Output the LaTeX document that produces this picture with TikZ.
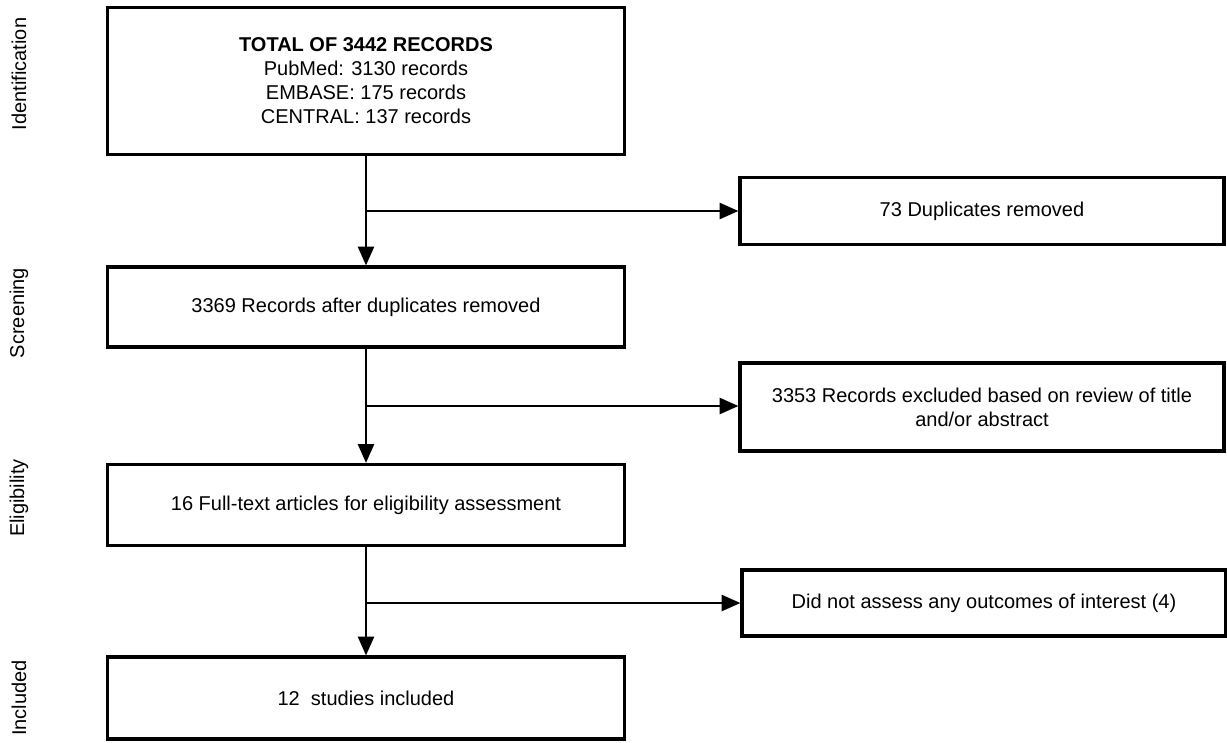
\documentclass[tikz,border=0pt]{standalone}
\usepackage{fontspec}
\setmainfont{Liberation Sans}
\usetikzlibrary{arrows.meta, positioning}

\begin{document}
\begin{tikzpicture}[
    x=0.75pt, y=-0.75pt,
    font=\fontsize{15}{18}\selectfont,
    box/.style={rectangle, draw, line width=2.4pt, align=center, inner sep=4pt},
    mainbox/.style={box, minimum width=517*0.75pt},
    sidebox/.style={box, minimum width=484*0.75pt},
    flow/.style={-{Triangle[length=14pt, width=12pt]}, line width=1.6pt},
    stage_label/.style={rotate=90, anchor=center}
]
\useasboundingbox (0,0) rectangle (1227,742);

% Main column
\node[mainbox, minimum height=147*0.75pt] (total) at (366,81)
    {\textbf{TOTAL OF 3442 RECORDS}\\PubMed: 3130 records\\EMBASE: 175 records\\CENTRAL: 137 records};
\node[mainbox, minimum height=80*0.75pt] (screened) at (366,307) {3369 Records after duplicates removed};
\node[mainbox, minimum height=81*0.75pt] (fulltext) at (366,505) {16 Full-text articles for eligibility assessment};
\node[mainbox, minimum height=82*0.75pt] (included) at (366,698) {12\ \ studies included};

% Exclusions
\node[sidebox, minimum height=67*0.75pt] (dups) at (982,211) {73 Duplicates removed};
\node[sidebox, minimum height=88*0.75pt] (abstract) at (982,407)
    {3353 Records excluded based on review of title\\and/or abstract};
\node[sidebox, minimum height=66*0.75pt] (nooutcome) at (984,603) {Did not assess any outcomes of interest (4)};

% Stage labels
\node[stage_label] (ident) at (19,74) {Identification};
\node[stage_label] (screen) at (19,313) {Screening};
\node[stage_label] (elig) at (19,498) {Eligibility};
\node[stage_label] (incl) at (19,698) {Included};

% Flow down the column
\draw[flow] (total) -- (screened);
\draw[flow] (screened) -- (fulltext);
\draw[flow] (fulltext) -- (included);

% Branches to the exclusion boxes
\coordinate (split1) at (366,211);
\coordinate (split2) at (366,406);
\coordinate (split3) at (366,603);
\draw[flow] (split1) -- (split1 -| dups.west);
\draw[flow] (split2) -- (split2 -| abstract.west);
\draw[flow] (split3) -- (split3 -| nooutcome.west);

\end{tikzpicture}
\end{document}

------------------------------------------------------------

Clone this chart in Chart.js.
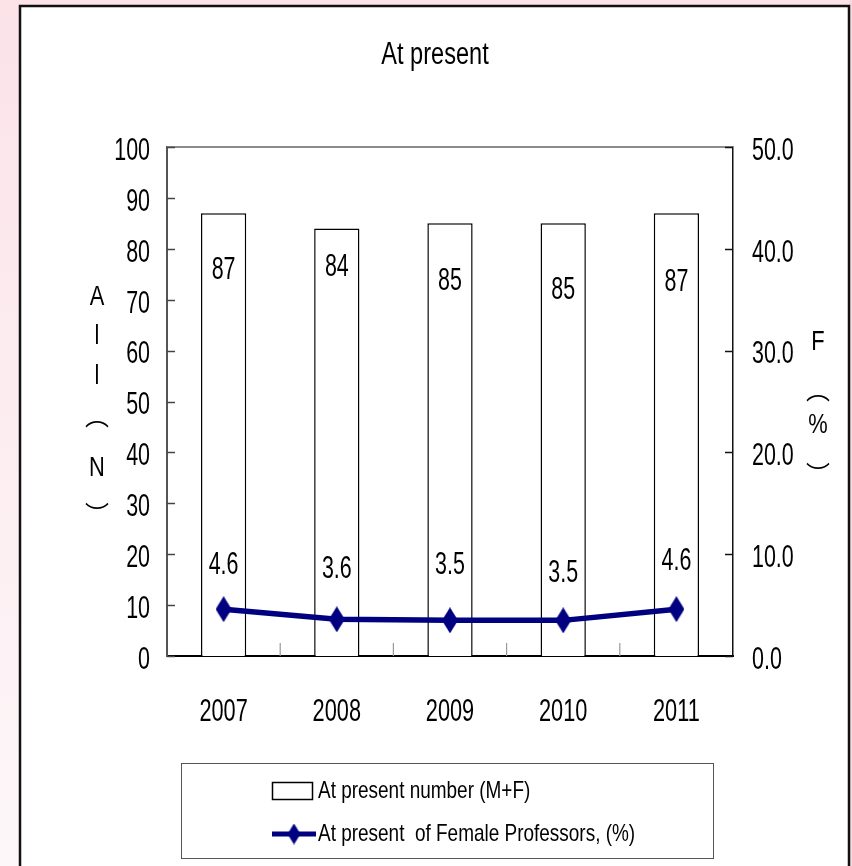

------------------------------------------------------------

= EXERCISE AIM =
Reproduce exactly the section that begins with the line containing "Output the LaTeX" and ends with the line containing "(fulltext) -- (included);". Both boundary lines belong in the copy, but pictures do not.

= ANSWER TO THE TASK =
Output the LaTeX document that produces this picture with TikZ.
\documentclass[tikz,border=0pt]{standalone}
\usepackage{fontspec}
\setmainfont{Liberation Sans}
\usetikzlibrary{arrows.meta, positioning}

\begin{document}
\begin{tikzpicture}[
    x=0.75pt, y=-0.75pt,
    font=\fontsize{15}{18}\selectfont,
    box/.style={rectangle, draw, line width=2.4pt, align=center, inner sep=4pt},
    mainbox/.style={box, minimum width=517*0.75pt},
    sidebox/.style={box, minimum width=484*0.75pt},
    flow/.style={-{Triangle[length=14pt, width=12pt]}, line width=1.6pt},
    stage_label/.style={rotate=90, anchor=center}
]
\useasboundingbox (0,0) rectangle (1227,742);

% Main column
\node[mainbox, minimum height=147*0.75pt] (total) at (366,81)
    {\textbf{TOTAL OF 3442 RECORDS}\\PubMed: 3130 records\\EMBASE: 175 records\\CENTRAL: 137 records};
\node[mainbox, minimum height=80*0.75pt] (screened) at (366,307) {3369 Records after duplicates removed};
\node[mainbox, minimum height=81*0.75pt] (fulltext) at (366,505) {16 Full-text articles for eligibility assessment};
\node[mainbox, minimum height=82*0.75pt] (included) at (366,698) {12\ \ studies included};

% Exclusions
\node[sidebox, minimum height=67*0.75pt] (dups) at (982,211) {73 Duplicates removed};
\node[sidebox, minimum height=88*0.75pt] (abstract) at (982,407)
    {3353 Records excluded based on review of title\\and/or abstract};
\node[sidebox, minimum height=66*0.75pt] (nooutcome) at (984,603) {Did not assess any outcomes of interest (4)};

% Stage labels
\node[stage_label] (ident) at (19,74) {Identification};
\node[stage_label] (screen) at (19,313) {Screening};
\node[stage_label] (elig) at (19,498) {Eligibility};
\node[stage_label] (incl) at (19,698) {Included};

% Flow down the column
\draw[flow] (total) -- (screened);
\draw[flow] (screened) -- (fulltext);
\draw[flow] (fulltext) -- (included);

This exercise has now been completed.